#### SUPPLIED DATA:
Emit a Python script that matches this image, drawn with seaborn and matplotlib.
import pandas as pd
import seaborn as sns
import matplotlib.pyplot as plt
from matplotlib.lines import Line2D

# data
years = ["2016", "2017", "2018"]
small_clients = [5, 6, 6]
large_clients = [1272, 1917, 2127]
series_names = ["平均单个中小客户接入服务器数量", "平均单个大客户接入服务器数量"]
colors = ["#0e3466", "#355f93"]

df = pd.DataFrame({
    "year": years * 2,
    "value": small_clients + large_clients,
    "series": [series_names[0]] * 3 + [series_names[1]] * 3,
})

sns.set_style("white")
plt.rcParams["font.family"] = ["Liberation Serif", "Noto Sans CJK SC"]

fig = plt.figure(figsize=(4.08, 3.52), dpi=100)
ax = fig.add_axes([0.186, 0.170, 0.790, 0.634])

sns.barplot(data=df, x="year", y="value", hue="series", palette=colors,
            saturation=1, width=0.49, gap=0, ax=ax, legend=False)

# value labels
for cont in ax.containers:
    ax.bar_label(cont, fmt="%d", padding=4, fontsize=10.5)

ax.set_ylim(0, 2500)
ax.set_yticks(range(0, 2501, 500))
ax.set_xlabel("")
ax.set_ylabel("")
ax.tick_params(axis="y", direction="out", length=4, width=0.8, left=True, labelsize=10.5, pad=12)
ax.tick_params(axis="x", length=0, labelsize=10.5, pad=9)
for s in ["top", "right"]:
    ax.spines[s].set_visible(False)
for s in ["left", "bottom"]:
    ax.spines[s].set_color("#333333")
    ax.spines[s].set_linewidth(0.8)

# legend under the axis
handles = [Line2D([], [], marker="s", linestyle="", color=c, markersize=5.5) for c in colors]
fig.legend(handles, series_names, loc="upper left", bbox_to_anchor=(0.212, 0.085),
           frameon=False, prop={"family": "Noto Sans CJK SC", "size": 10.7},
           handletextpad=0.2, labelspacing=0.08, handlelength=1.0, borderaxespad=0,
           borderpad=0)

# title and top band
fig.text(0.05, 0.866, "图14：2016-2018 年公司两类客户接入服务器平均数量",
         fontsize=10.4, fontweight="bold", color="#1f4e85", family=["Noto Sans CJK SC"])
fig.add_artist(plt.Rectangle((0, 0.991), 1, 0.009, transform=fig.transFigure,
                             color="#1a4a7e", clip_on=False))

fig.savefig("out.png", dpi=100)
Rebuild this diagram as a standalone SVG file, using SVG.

#### AIM:
Scan the material line by line and report each one that contains "this".

#### EXERCISE ANSWER:
Emit a Python script that matches this image, drawn with seaborn and matplotlib.
Rebuild this diagram as a standalone SVG file, using SVG.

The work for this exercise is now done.